### Set exercise
Print the lines of the data, starting with the first, up to and including the line where "import plotly.graph_objects as go" appears.
··· Dataset extract
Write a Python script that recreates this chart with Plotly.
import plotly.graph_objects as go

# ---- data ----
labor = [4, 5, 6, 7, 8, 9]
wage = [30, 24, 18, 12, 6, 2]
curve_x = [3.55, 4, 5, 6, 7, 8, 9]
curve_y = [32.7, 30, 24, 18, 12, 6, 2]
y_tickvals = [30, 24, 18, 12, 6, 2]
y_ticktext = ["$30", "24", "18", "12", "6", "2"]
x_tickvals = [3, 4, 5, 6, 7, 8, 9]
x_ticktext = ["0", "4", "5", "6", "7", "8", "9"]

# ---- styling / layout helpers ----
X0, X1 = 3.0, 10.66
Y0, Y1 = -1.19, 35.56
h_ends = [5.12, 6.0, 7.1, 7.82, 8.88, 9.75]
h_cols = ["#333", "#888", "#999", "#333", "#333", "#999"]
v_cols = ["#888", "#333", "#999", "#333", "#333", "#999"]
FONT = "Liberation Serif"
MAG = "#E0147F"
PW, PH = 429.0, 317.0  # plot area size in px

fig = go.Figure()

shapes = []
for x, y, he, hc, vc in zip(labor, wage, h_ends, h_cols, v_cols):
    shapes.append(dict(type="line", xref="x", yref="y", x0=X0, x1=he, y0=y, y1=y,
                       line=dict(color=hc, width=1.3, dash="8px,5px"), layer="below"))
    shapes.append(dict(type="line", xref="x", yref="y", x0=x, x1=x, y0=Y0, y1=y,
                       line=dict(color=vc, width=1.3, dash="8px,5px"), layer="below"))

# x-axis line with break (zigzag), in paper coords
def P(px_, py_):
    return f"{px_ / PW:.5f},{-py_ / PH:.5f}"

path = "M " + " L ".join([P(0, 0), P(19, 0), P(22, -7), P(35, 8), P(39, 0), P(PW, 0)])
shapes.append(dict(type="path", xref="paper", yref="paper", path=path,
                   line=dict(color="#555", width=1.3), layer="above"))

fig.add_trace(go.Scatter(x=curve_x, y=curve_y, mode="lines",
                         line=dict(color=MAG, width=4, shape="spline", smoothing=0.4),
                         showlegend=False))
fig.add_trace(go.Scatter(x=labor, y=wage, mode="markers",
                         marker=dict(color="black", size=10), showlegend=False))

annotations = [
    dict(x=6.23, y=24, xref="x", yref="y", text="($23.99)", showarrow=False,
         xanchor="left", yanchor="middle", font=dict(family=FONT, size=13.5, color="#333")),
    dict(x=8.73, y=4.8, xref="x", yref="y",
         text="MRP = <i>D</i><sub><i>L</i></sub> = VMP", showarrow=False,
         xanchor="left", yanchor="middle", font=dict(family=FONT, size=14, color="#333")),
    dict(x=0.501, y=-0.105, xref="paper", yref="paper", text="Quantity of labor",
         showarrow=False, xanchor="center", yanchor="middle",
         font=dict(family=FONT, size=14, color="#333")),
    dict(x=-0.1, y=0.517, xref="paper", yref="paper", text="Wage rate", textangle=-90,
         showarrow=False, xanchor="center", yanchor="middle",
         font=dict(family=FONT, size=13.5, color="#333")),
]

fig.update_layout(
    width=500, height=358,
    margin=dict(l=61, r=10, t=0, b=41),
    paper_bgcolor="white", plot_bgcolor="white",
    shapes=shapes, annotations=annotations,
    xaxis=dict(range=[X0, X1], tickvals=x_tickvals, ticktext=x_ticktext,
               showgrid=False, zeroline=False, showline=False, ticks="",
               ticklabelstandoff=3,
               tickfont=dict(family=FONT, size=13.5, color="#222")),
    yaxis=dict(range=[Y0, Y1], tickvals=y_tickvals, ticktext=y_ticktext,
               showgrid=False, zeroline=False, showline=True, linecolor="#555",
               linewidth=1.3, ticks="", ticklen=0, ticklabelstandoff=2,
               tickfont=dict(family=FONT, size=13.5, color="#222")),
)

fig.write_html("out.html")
······
### Correct answer
Write a Python script that recreates this chart with Plotly.
import plotly.graph_objects as go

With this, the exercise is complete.